▶ Problem statement: Search the listing below for the string "this" and copy every line where it occurs.

= = = = = = =

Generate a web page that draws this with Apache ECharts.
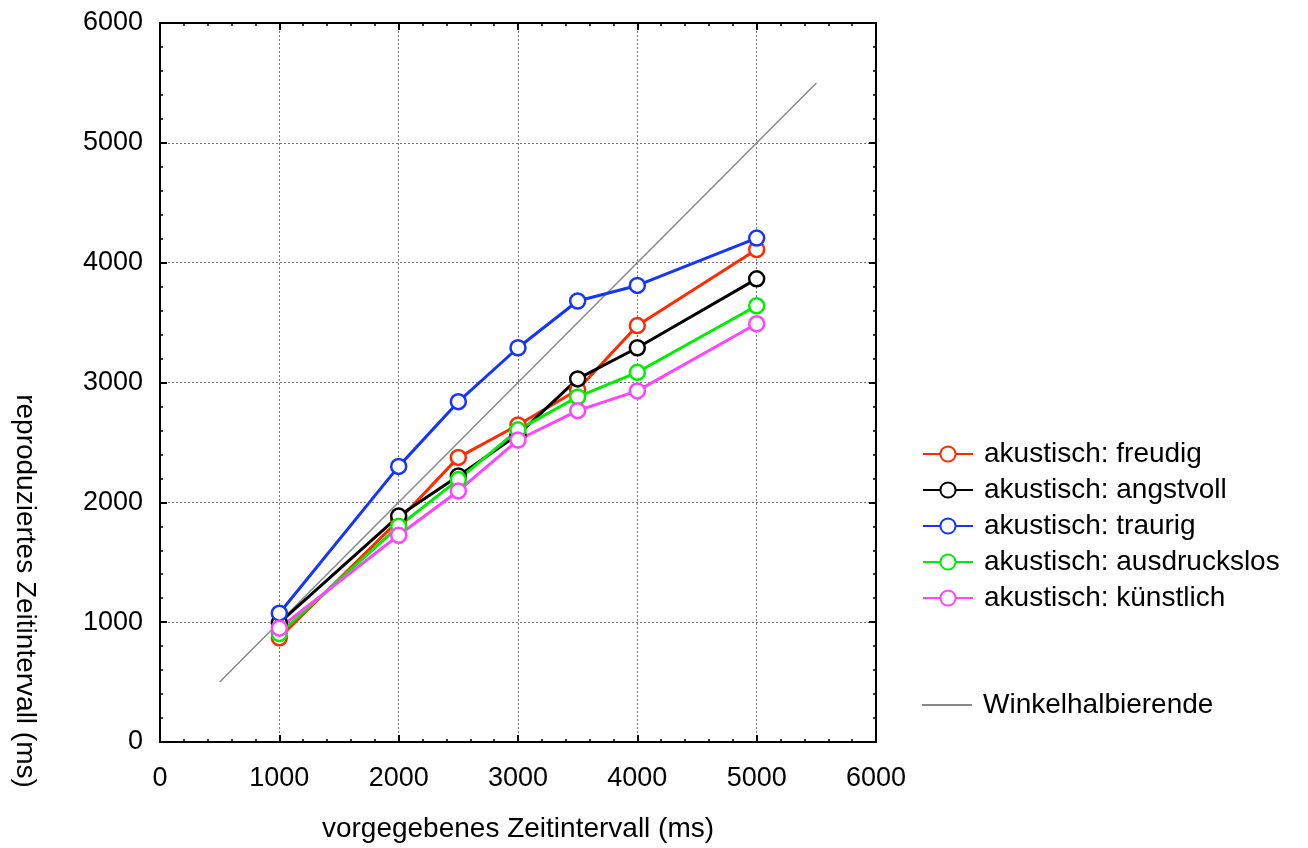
<!DOCTYPE html>
<html>
<head>
<meta charset="utf-8">
<script src="https://cdn.jsdelivr.net/npm/echarts@6/dist/echarts.min.js"></script>
<style>
  html, body { margin: 0; padding: 0; background: #fff; }
  #chart { width: 1308px; height: 848px; }
</style>
</head>
<body>
<div id="chart"></div>
<script>
// Vorgegebene Intervalle (ms)
const intervals = [1000, 2000, 2500, 3000, 3500, 4000, 5000];

// Mittlere reproduzierte Intervalle (ms) je Bedingung
const freudig      = [870, 1850, 2375, 2645, 2940, 3475, 4110];
const angstvoll    = [995, 1885, 2220, 2565, 3030, 3290, 3865];
const traurig      = [1075, 2300, 2840, 3290, 3680, 3810, 4205];
const ausdruckslos = [905, 1800, 2190, 2605, 2880, 3085, 3640];
const kuenstlich   = [950, 1725, 2095, 2520, 2765, 2930, 3490];

// Winkelhalbierende (y = x)
const diagonal = [[500, 500], [5500, 5500]];

const axisTicks = [0, 1000, 2000, 3000, 4000, 5000, 6000];

const seriesDefs = [
  { name: 'akustisch: freudig',      values: freudig,      color: '#ff2a00' },
  { name: 'akustisch: angstvoll',    values: angstvoll,    color: '#000000' },
  { name: 'akustisch: traurig',      values: traurig,      color: '#1435ff' },
  { name: 'akustisch: ausdruckslos', values: ausdruckslos, color: '#00ee00' },
  { name: 'akustisch: künstlich',    values: kuenstlich,   color: '#ff44ff' }
];

const FONT = '"Liberation Sans", Arial, sans-serif';
const FS = 27;

function pairs(vals) {
  return intervals.map((x, i) => [x, vals[i]]);
}

function axisBase(showLabels, position) {
  return {
    type: 'value',
    min: axisTicks[0],
    max: axisTicks[axisTicks.length - 1],
    interval: 1000,
    position: position,
    axisLine: { show: true, onZero: false, lineStyle: { color: '#000', width: 2 } },
    axisTick: { show: true, inside: true, length: 7, lineStyle: { color: '#000', width: 2 } },
    minorTick: { show: true, splitNumber: 5, length: 3, lineStyle: { color: '#000', width: 1.5 } },
    axisLabel: {
      show: showLabels,
      color: '#000',
      fontSize: FS,
      fontFamily: FONT,
      formatter: v => String(v)
    },
    splitLine: { show: false },
    minorSplitLine: { show: false }
  };
}

const xBottom = axisBase(true, 'bottom');
xBottom.axisLabel.margin = 23;
xBottom.splitLine = { show: true, lineStyle: { color: '#777', type: [2, 2], width: 1 } };
xBottom.name = 'vorgegebenes Zeitintervall (ms)';
xBottom.nameLocation = 'middle';
xBottom.nameGap = 73;
xBottom.nameTextStyle = { color: '#000', fontSize: 28, fontFamily: FONT };

const xTop = axisBase(false, 'top');

const yLeft = axisBase(true, 'left');
yLeft.axisLabel.margin = 17;
yLeft.splitLine = { show: true, lineStyle: { color: '#777', type: [2, 2], width: 1 } };

const yRight = axisBase(false, 'right');

const series = seriesDefs.map(d => ({
  name: d.name,
  type: 'line',
  xAxisIndex: 0,
  yAxisIndex: 0,
  data: pairs(d.values),
  symbol: 'circle',
  symbolSize: 15,
  showAllSymbol: true,
  lineStyle: { color: d.color, width: 3 },
  itemStyle: { color: '#fff', borderColor: d.color, borderWidth: 2.5 },
  emphasis: { disabled: true },
  z: 3
}));

series.unshift({
  name: 'Winkelhalbierende',
  type: 'line',
  xAxisIndex: 0,
  yAxisIndex: 0,
  data: diagonal,
  symbol: 'none',
  lineStyle: { color: '#888', width: 1.5 },
  itemStyle: { color: '#888' },
  emphasis: { disabled: true },
  z: 2
});

const legendText = { color: '#000', fontSize: 28, fontFamily: FONT, padding: [0, 0, 0, 6] };

const option = {
  backgroundColor: '#fff',
  animation: false,
  grid: { left: 160, right: 432, top: 23, bottom: 105, containLabel: false },
  xAxis: [xBottom, xTop],
  yAxis: [yLeft, yRight],
  legend: [
    {
      data: seriesDefs.map(d => d.name),
      orient: 'vertical',
      left: 917,
      top: 435,
      itemWidth: 50,
      itemHeight: 19,
      itemGap: 8,
      textStyle: legendText,
      selectedMode: false
    },
    {
      data: [{ name: 'Winkelhalbierende', icon: 'rect' }],
      orient: 'vertical',
      left: 917,
      top: 686,
      itemWidth: 50,
      itemHeight: 2,
      textStyle: legendText,
      selectedMode: false
    }
  ],
  graphic: [
    {
      type: 'text',
      x: 25,
      y: 591,
      rotation: -Math.PI / 2,
      style: {
        text: 'reproduziertes Zeitintervall (ms)',
        fill: '#000',
        fontSize: 28,
        fontFamily: FONT,
        align: 'center',
        verticalAlign: 'middle'
      }
    }
  ],
  series: series
};

const chart = echarts.init(document.getElementById('chart'), null, { renderer: 'canvas' });
chart.setOption(option);
</script>
</body>
</html>
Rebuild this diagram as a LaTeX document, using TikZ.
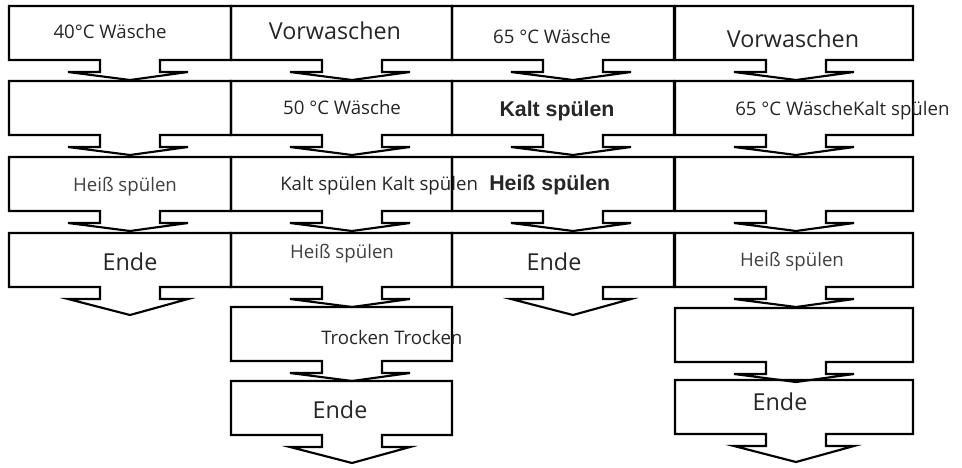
\documentclass[tikz,border=0pt]{standalone}
\usepackage{fontspec}
\setmainfont{Open Sans}
\newfontfamily\boldsans{Liberation Sans}
\usetikzlibrary{positioning}

% outline of one step: left, right, top, bottom, depth of the arrow tip
\newcommand{\stepbox}[5]{%
\draw [black,line width=1.6pt,line join=miter] (#1+91,#4) -- (#1,#4) -- (#1,#3) -- (#2,#3) -- (#2,#4)
  -- (#1+151,#4) -- (#1+151,#4+12) -- (#1+179,#4+12) -- (#1+121,#4+#5) -- (#1+59,#4+12)
  -- (#1+91,#4+12) -- cycle;}

\begin{document}
\begin{tikzpicture}[x=0.75pt,y=-0.75pt]
\tikzstyle{every node}+=[inner sep=0pt,text=black!85]
\tikzstyle{small}=[font=\fontsize{14}{16}\selectfont,text=black!75]
\tikzstyle{mid}=[font=\fontsize{14}{16}\selectfont]
\tikzstyle{big}=[font=\fontsize{17.5}{20}\selectfont]
\tikzstyle{heavy}=[font=\boldsans\bfseries\fontsize{16}{18}\selectfont]
\useasboundingbox (0,0) rectangle (962,467);
% column one
\stepbox{9}{231}{6}{60}{20}
\stepbox{9}{231}{81}{135}{20}
\stepbox{9}{231}{157}{211}{20}
\stepbox{9}{231}{233}{287}{28}
\node [mid] (a1) at (110,32) {40°C Wäsche};
\node [small] (a3) at (125,187) {Heiß spülen};
\node [big] (a4) at (130,262) {Ende};
% column two
\stepbox{231}{452}{6}{60}{20}
\stepbox{231}{452}{81}{135}{20}
\stepbox{231}{452}{157}{211}{20}
\stepbox{231}{452}{233}{287}{20}
\stepbox{231}{452}{307}{361}{20}
\stepbox{231}{452}{381}{435}{28}
\node [big] (b1) at (335,31) {Vorwaschen};
\node [mid] (b2) at (342,107) {50 °C Wäsche};
\node [mid,anchor=west] (b3) at (280,186) {Kalt spülen Kalt spülen};
\node [small] (b4) at (342,254) {Heiß spülen};
\node [mid,anchor=west] (b5) at (321,337) {Trocken Trocken};
\node [big] (b6) at (340,410) {Ende};
% column three
\stepbox{452}{674}{6}{60}{20}
\stepbox{452}{674}{81}{135}{20}
\stepbox{452}{674}{157}{211}{20}
\stepbox{452}{674}{233}{287}{28}
\node [mid] (c1) at (552,37) {65 °C Wäsche};
\node [heavy] (c2) at (557,111) {Kalt spülen};
\node [heavy,anchor=west] (c3) at (489,185) {Heiß spülen};
\node [big] (c4) at (554,262) {Ende};
% column four
\stepbox{675}{913}{6}{60}{20}
\stepbox{675}{913}{81}{135}{20}
\stepbox{675}{913}{157}{211}{20}
\stepbox{675}{913}{233}{287}{20}
\stepbox{675}{913}{308}{362}{20}
\stepbox{675}{913}{380}{434}{28}
\node [big] (d1) at (793,39) {Vorwaschen};
\node [mid,anchor=west] (d2) at (735,111) {65 °C WäscheKalt spülen};
\node [small] (d4) at (792,262) {Heiß spülen};
\node [big] (d6) at (780,402) {Ende};
\end{tikzpicture}
\end{document}
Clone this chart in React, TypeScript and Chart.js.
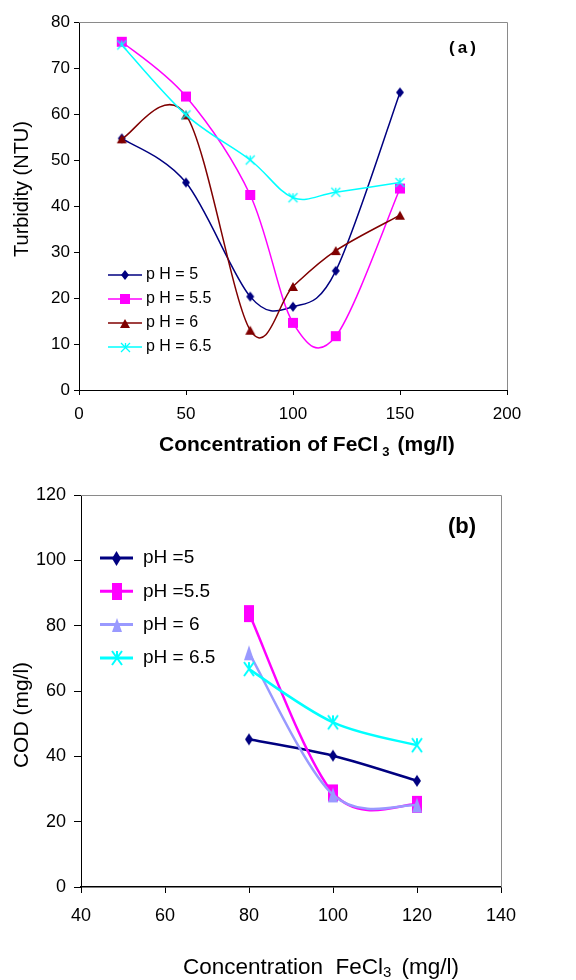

= = = = = = =

▶ The result:
Generate a web page that draws this with Apache ECharts.
Rebuild this diagram as a LaTeX document, using TikZ.
Clone this chart in React, TypeScript and Chart.js.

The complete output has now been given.